INSTRUCTIONS TO FOLLOW:
Where the word "chart" occurs in a line, return that line.

SUPPLIED MATERIAL:
====
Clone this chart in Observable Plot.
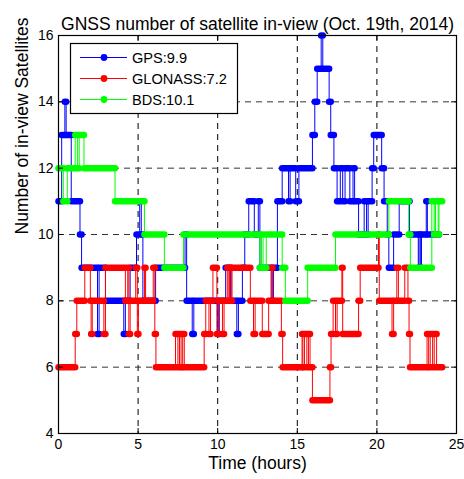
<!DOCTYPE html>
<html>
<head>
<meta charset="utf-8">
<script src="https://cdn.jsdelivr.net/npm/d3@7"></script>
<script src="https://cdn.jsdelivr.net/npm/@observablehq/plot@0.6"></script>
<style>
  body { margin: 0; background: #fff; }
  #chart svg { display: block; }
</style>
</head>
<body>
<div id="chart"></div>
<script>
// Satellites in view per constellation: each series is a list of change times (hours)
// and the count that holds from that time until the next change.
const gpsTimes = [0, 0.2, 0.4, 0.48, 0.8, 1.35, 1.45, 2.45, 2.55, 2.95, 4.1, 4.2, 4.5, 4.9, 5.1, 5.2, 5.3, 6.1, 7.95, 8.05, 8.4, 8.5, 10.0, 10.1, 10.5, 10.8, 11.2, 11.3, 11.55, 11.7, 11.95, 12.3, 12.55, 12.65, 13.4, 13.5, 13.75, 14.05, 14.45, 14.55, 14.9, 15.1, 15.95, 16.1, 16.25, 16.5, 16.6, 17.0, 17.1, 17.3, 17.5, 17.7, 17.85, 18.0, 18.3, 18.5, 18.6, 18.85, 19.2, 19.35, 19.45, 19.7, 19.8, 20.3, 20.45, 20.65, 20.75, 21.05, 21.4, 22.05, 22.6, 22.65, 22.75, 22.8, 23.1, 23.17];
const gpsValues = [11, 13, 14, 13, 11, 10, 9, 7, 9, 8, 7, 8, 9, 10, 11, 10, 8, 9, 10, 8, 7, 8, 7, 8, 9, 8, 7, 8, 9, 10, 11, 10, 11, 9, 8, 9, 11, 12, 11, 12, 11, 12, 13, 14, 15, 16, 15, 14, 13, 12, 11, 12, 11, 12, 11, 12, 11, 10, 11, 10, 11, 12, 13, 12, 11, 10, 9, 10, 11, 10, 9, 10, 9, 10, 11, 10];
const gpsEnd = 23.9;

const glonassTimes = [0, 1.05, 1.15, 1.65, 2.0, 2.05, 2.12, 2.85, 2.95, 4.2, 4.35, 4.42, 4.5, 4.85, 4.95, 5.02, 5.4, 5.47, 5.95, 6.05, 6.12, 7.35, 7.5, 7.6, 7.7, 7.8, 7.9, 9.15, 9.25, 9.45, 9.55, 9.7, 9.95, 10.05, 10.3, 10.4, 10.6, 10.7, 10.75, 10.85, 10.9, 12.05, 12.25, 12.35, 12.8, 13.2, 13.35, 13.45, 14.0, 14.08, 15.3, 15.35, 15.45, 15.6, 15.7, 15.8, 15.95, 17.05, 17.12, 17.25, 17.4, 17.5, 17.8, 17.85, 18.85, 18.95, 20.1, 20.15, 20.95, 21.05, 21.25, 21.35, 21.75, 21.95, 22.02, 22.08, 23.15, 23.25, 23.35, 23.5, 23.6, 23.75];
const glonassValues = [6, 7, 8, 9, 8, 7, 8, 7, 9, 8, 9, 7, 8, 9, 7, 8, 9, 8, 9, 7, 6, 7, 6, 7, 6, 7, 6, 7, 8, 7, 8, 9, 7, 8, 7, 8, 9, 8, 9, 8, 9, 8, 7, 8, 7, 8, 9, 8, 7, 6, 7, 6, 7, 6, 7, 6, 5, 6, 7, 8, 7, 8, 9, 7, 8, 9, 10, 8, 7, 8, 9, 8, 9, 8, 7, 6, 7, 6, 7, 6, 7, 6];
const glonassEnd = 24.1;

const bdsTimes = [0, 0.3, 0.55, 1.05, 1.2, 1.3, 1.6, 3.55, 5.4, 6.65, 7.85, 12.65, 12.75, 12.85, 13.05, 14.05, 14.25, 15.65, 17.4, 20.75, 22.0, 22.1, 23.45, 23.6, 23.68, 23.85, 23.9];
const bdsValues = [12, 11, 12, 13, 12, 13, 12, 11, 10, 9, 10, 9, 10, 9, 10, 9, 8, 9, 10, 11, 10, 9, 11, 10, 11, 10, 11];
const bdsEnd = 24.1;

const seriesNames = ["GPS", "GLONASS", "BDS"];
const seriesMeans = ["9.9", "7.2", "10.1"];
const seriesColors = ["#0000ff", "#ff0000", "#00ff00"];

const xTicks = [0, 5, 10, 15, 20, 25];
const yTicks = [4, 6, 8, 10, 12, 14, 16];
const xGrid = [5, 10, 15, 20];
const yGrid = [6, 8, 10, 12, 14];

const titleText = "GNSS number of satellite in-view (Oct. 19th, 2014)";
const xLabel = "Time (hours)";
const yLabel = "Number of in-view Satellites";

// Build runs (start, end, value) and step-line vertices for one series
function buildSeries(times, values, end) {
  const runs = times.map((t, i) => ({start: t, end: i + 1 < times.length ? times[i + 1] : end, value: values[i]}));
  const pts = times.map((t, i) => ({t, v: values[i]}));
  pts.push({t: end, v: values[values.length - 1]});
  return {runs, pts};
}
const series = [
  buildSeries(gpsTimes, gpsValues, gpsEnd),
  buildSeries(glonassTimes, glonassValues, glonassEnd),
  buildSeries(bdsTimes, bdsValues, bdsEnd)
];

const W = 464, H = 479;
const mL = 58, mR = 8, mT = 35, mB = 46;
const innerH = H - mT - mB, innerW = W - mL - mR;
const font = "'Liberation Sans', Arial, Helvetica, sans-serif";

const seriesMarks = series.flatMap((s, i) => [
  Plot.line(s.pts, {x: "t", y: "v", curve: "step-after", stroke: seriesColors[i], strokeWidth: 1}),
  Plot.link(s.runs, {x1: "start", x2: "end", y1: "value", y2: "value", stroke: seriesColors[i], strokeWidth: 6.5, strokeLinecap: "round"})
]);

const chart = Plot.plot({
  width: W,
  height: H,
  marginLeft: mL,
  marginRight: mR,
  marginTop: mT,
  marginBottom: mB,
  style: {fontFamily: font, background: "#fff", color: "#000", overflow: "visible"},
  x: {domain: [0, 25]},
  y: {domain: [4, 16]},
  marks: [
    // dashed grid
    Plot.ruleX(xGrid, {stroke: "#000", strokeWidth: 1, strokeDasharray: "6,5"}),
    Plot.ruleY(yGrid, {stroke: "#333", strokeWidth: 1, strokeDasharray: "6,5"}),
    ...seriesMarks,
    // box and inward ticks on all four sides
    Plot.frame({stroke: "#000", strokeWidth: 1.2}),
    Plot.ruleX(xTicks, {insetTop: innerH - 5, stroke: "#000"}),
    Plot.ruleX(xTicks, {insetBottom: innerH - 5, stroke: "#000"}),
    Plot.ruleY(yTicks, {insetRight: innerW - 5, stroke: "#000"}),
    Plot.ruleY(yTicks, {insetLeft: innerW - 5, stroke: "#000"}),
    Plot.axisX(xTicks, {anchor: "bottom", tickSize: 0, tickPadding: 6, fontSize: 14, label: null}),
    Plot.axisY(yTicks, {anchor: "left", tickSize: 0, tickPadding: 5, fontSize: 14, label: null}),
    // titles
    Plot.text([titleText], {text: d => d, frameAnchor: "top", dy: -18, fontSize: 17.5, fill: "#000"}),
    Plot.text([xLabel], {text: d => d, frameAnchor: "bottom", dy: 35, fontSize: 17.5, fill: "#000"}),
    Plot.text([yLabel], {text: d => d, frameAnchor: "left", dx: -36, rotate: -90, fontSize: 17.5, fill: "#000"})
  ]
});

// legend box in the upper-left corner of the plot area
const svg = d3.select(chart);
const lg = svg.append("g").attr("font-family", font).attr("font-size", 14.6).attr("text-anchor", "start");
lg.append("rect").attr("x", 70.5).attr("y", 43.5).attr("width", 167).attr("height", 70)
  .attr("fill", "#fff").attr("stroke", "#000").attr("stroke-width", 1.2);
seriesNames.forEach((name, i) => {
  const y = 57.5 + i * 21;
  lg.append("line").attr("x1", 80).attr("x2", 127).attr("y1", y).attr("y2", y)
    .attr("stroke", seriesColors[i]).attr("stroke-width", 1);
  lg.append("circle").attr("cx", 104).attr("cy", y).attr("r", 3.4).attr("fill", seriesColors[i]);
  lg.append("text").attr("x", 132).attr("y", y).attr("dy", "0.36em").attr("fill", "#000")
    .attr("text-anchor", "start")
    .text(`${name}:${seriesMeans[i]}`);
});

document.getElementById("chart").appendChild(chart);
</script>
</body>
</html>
====
ANSWER TO THIS PROBLEM:
Clone this chart in Observable Plot.
  #chart svg { display: block; }
<div id="chart"></div>
const chart = Plot.plot({
const svg = d3.select(chart);
document.getElementById("chart").appendChild(chart);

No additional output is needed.